Die frühere US-Regierung unter Präsident George W. Bush hatte den Krieg gegen den Irak unter anderem mit der Sorge begründet, dass der Irak Bin Ladens Terrornetzwerk al-Qaida Atomwaffen für Angriffe auf die USA zur Verfügung stellen könnte.

Asis wurde wegen Verbrechen gegen die Menschlichkeit und anderer Vergehen zu insgesamt 22 Jahren Haft verurteilt. Er sitzt im Irak im Gefängnis.

(dapd)

Schleswig-Holstein warnt vor abgeschwächten Atomstandards

In den Ländern wächst der Widerstand gegen die von Bundesumweltminister Norbert Röttgen (CDU) geplante Novelle des Atomgesetzes. In einem Brief an Röttgen warnt Schleswig-Holsteins Justizminister Emil Schmalfuß (parteilos) eindringlich vor einer Aufweichung der Sicherheitsvorgaben für Atomkraftwerke. Die geplante Gesetzesänderung sehe unzureichende Pflichten für die Nachrüstung der Reaktoren vor, warnte Schmalfuß. Selbst ein zusätzlicher Passus, den Röttgen bislang stets als Zugewinn an Sicherheit darstellte, könne "zu einer Abschwächung der nach dem gültigen Atomgesetz bestehenden, weit reichenden Pflichten der Betreiber" führen, heißt es in dem Schreiben, das der Süddeutschen Zeitung vorliegt. Dies gefährde das "verfassungsrechtlich gebotene hohe Schutzniveau". So werde der Rechtsschutz Dritter durch das Gesetz eingeschränkt. Dies sei "gänzlich inakzeptabel". Das Bundesumweltministerium hat eine solche Einschränkung bisher stets bestritten.

(SZ vom 23.09.2010/miba)

Ankara: Deutschland hat Angst vor türkischem EU-Beitritt

Nach türkischer Ansicht fühlen sich Deutschland und Frankreich von den EU-Beitrittsplänen des überwiegend muslimischen Landes bedroht. "Wenn die Türkei ein Mitglied der EU wird, wird sie nicht in zweiter Reihe stehen, und das ist einer der Gründe, warum Länder wie Deutschland und Frankreich recht nervös über unsere Mitgliedschaft sind", sagte Vize-Ministerpräsident Ali Babacan in New York. Dabei würde die Europäische Union durch eine Mitgliedschaft der Türkei international an Bedeutung gewinnen. "Das Gewicht der europäischen Wirtschaft in der Welt ist geschrumpft und wird weiter schrumpfen. Nur mit einer Erweiterung wird die EU in der Lage sein, Macht und Einfluss zu bewahren", sagte Babacan, der auch Wirtschaftsminister ist.

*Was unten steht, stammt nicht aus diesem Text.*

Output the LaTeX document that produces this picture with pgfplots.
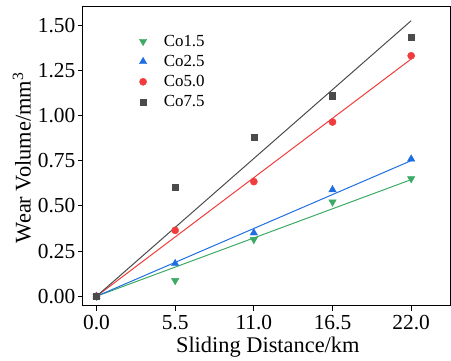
\documentclass[border=0pt]{standalone}
\usepackage{pgfplots}
\pgfplotsset{compat=1.18}
\usepackage{fontspec}
\setmainfont{Liberation Serif}
\definecolor{cg}{RGB}{60,170,100}
\definecolor{cb}{RGB}{30,110,225}
\definecolor{cr}{RGB}{240,60,60}
\definecolor{ck}{RGB}{75,75,75}
\begin{document}
\begin{tikzpicture}
\begin{axis}[
  scale only axis, width=368bp, height=299bp,
  xmin=-0.95, xmax=24.75, ymin=-0.052, ymax=1.602,
  xtick={0,5.5,11,16.5,22}, xticklabels={0.0,5.5,11.0,16.5,22.0},
  ytick={0,0.25,0.5,0.75,1,1.25,1.5},
  yticklabels={0.00,0.25,0.50,0.75,1.00,1.25,1.50},
  xtick pos=bottom, ytick pos=left, tick align=outside,
  major tick length=5bp,
  axis line style={line width=1pt}, tick style={line width=1pt, black},
  /pgf/number format/assume math mode=true,
  ticklabel style={font=\fontsize{21.5}{21.5}\selectfont},
  xticklabel style={yshift=-1bp},
  yticklabel style={xshift=1bp},
  xlabel={Sliding Distance/km}, ylabel={Wear Volume/mm\textsuperscript{3}},
  label style={font=\fontsize{22.5}{22.5}\selectfont},
  xlabel style={at={(axis description cs:0.503,-0.14)}, anchor=center},
  ylabel style={at={(axis description cs:-0.166,0.495)}, anchor=center},
  legend style={draw=none, fill=none, at={(0.145,0.92)}, anchor=north west,
    font=\fontsize{17}{17}\selectfont, row sep=3.5bp,
    /tikz/every odd column/.append style={column sep=15bp}},
  legend cell align=left,
]
\addplot[forget plot, cg, line width=1pt] coordinates {(0,0) (22,0.646)};
\addplot[forget plot, cb, line width=1pt] coordinates {(0,0) (22,0.751)};
\addplot[forget plot, cr, line width=1pt] coordinates {(0,0) (22,1.314)};
\addplot[forget plot, ck, line width=1pt] coordinates {(0,0) (22,1.526)};
\addplot[only marks, mark=triangle*, mark size=4.3pt, color=cg, mark options={rotate=180}]
  coordinates {(0,0) (5.5,0.087) (11,0.314) (16.5,0.522) (22,0.651)};
\addlegendentry{Co1.5}
\addplot[only marks, mark=triangle*, mark size=4.3pt, color=cb]
  coordinates {(0,0) (5.5,0.181) (11,0.351) (16.5,0.59) (22,0.76)};
\addlegendentry{Co2.5}
\addplot[only marks, mark=*, mark size=3.6pt, color=cr]
  coordinates {(0,0) (5.5,0.365) (11,0.635) (16.5,0.965) (22,1.332)};
\addlegendentry{Co5.0}
\addplot[only marks, mark=square*, mark size=3.1pt, color=ck]
  coordinates {(0,0) (5.5,0.605) (11,0.88) (16.5,1.111) (22,1.436)};
\addlegendentry{Co7.5}
\end{axis}
\path ([xshift=-83bp,yshift=-54bp]current axis.south west) rectangle ([yshift=7bp]current axis.north east);
\end{tikzpicture}
\end{document}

Die Beitrittsbemühungen der Türkei stoßen innerhalb der Gemeinschaft auf Widerstände. Zu den Gründen gehören die Lage der Menschenrechte in der Türkei sowie das Zypernproblem. Kommissionspräsident Jose Manuel Barroso sagte am Dienstag, Schwierigkeiten bereite auch die ablehnende Haltung zur Einwanderung in einigen EU-Staaten.